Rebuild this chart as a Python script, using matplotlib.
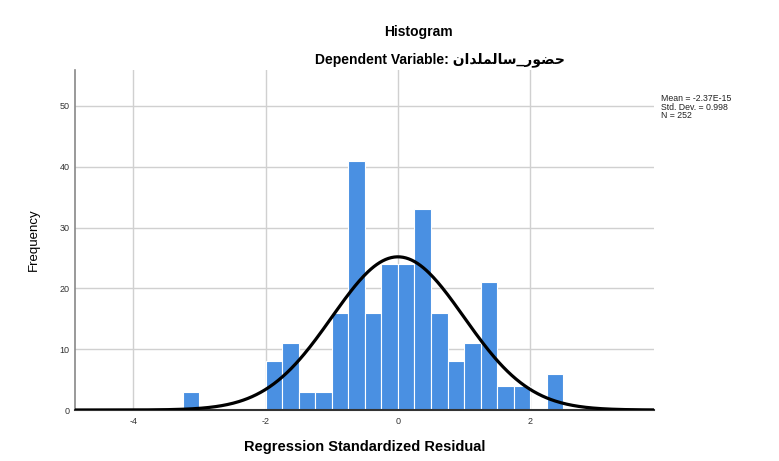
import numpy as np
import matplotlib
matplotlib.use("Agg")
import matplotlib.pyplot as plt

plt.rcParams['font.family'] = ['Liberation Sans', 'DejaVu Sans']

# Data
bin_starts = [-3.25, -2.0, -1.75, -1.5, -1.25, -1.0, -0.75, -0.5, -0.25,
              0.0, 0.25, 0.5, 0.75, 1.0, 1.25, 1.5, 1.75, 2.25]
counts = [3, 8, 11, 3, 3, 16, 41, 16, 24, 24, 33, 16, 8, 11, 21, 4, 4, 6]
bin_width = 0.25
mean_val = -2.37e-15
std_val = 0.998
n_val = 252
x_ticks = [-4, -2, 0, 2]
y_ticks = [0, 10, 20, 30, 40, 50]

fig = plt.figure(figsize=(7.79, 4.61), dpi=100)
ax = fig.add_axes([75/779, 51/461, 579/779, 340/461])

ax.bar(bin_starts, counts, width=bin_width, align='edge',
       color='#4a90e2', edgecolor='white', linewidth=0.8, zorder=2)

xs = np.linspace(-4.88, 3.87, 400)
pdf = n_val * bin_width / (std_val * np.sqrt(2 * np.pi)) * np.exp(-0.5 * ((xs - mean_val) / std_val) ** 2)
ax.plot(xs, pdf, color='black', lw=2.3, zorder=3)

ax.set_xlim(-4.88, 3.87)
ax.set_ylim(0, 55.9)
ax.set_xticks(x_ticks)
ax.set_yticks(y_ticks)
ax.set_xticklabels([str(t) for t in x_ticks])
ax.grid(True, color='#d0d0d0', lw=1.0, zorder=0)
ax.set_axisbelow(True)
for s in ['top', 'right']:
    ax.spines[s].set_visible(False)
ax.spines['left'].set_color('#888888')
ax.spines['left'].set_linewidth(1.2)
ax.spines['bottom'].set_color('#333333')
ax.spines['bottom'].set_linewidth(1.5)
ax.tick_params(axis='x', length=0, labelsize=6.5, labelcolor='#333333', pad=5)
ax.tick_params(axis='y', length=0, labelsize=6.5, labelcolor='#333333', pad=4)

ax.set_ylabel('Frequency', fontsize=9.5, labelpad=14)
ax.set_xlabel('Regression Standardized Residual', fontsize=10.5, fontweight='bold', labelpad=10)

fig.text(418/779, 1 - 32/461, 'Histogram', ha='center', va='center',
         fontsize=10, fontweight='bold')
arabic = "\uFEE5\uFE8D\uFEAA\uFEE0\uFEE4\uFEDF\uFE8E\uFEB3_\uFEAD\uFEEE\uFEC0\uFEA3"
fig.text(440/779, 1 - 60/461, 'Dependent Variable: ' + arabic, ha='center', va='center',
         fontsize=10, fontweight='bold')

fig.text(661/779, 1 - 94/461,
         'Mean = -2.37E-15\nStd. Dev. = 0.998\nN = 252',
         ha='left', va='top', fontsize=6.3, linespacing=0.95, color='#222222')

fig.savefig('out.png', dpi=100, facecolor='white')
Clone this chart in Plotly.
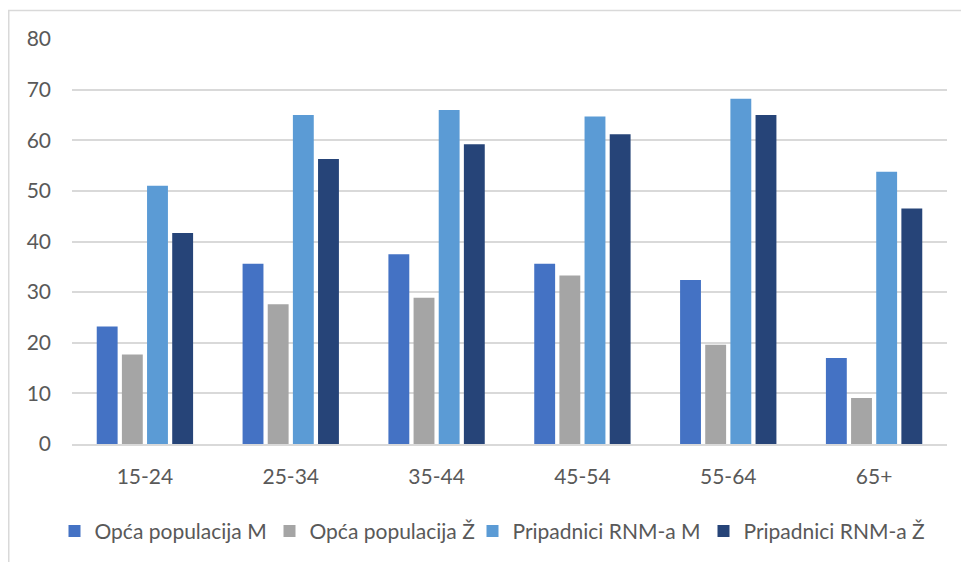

== == ==

Pictures are excluded: retype only the lines from the beginning of the listing above through the line with "plt.rcParams['font.family'] = ['Liberation", both included.

Rebuild this chart as a Python script, using matplotlib.
import numpy as np
import matplotlib
matplotlib.use("Agg")
import matplotlib.pyplot as plt

plt.rcParams['font.family'] = ['Liberation Sans', 'DejaVu Sans']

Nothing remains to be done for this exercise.